With the macro economic outlook grimmer than one of Melanie Sykes tweets to her toy boy this week (Google it, I don’t want to be responsible for the story’s full repetition), brands have decided to hold off spending on TV during the summer.
Indications from media agencies suggest the TV ad market could be down as much as 10% in July and 5% in August, according to analysts at Liberum Capital.
Their head media analyst Ian Whittaker says non-sponsors fearing lack of cut-through during Games have canned July and August TV campaigns – suggesting the costs involved with cancellation would be less than the lack of return those brands would receive from actually airing the ads.
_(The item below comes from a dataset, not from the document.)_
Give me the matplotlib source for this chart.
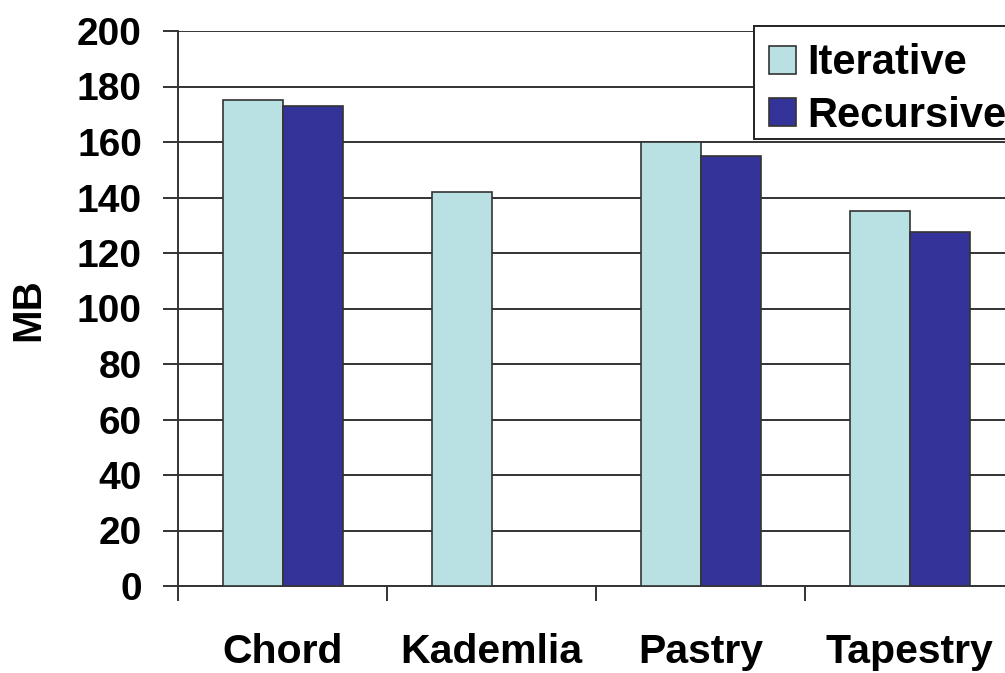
import matplotlib
matplotlib.use("Agg")
import matplotlib.pyplot as plt
import numpy as np
from matplotlib.ticker import FixedLocator
from matplotlib.patches import Rectangle

categories = ["Chord", "Kademlia", "Pastry", "Tapestry"]
iterative = [175, 142, 160, 135]
recursive = [173, None, 155, 127.5]
yticks = [0, 20, 40, 60, 80, 100, 120, 140, 160, 180, 200]

plt.rcParams['font.family'] = ['Liberation Sans', 'DejaVu Sans']
plt.rcParams['font.weight'] = 'bold'

W, H = 1005, 673
fig = plt.figure(figsize=(W / 100, H / 100), dpi=100)
ax = fig.add_axes([178 / W, 1 - 586 / H, 836 / W, 555 / H])

lc = '#333333'
bw = 60 / 209
x = np.arange(len(categories))
ax.bar(x - bw / 2, iterative, width=bw, color='#B9E1E4', edgecolor=lc,
       linewidth=1.2, label='Iterative', zorder=3)
rx = [xi + bw / 2 for xi, v in zip(x, recursive) if v is not None]
rv = [v for v in recursive if v is not None]
ax.bar(rx, rv, width=bw, color='#333399', edgecolor=lc, linewidth=1.2,
       label='Recursive', zorder=3)

ax.set_xlim(-0.5, len(categories) - 0.5)
ax.set_ylim(0, 200)
ax.set_yticks(yticks)
ax.set_yticklabels([str(t) for t in yticks], fontsize=28, fontweight='bold')
ax.yaxis.grid(True, color=lc, linewidth=1.4, zorder=0)
ax.set_axisbelow(True)

ax.set_xticks(x)
ax.set_xticklabels(categories, fontsize=29.5, fontweight='bold')
ax.xaxis.set_minor_locator(FixedLocator(np.arange(-0.5, len(categories), 1.0)))
ax.tick_params(axis='x', which='major', length=0, pad=34)
ax.tick_params(axis='x', which='minor', length=10.5, width=1.4, color=lc, direction='out')
ax.tick_params(axis='y', which='major', length=11, width=1.4, color=lc, direction='out', pad=15)

for s in ['top', 'right']:
    ax.spines[s].set_visible(False)
for s in ['left', 'bottom']:
    ax.spines[s].set_color(lc)
    ax.spines[s].set_linewidth(1.4)

fig.text(28 / W, 1 - 310 / H, 'MB', rotation=90, fontsize=29, fontweight='bold',
         ha='center', va='center')

# legend frame (extends past the right edge, as in the reference)
frame = Rectangle((754 / W, 1 - 139 / H), 300 / W, 113 / H, transform=fig.transFigure,
                  facecolor='white', edgecolor='#222222', linewidth=1.4, zorder=4)
fig.patches.append(frame)

leg = fig.legend(loc='upper left', bbox_to_anchor=(751 / W, 1 - 26 / H),
                 bbox_transform=fig.transFigure, fontsize=30, frameon=False,
                 handlelength=0.65, handleheight=0.65, handletextpad=0.27,
                 borderpad=0.42, labelspacing=0.3, borderaxespad=0)
leg.set_zorder(5)
for t in leg.get_texts():
    t.set_fontweight('bold')

fig.savefig('out.png', dpi=100)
One senior marketer at a non-sponsor brand told me that he has no plans to spend on TV during July and August, not wanting to pay the highly inflated rates at a time when spend on that platform is traditionally low.
Instead, he alluded to the notion of shifting TV spend to digital to increase effectiveness. It makes sense.
It doesn’t take a genius to work out that while much of the nation will be swept up in Olympic fever, glued to their television sets to catch all the latest results, there are many people who would rather sit and watch glue dry. Or, will choose to go online instead.
Brands like Coca-Cola, P&G and BT will be looking to make the most of their sponsorship with a blitzkrieg of marketing during Games time on all the platforms that offer the biggest scale.
Those who don’t feel like being shouted at through a megaphone about “legacy” and “pride” and “being involved even though you’re just sat on the sofa eating a Big Mac” are likely to try their darnest to avoid anything Olympics-related at all costs – and that isn’t going to be easy.
Non-sponsor brands can capitalise on the spoilsport audience by offering different messaging or even emphasising that the Games can be a little overwhelming. They can act as a service, providing consumers with other forms of entertainment such as video, games or links to products to pass the time with in the offline world.
Digital is the way to find this audience and target them directly. Digital marketers can get access to reams of data to capture the Olympic avoiders and speak to them with messages they will find agreeable.
At the polar opposite end of the audience will also be those who are desperately checking their smartphones to get the latest athletics updates when they don’t have access to a television.
Locog predicts its official companion app will be download by “double digit millions” of fans.
Display, social and search marketing can also tap into this excitement, by also keeping an eye on the Olympics news and trends and tailoring campaigns to fall in line with the online buzz and rush for information (while making sure not to fall foul of the IOC’s ambush marketing rules).
London 2012 is widely touted to be the first “truly digital Games” and those brands without a ticket (or a multi-million pound sponsorship) can still capitalise on every aspect of the online Olympics – especially appealing to those people who would rather the event wasn’t taking place at all.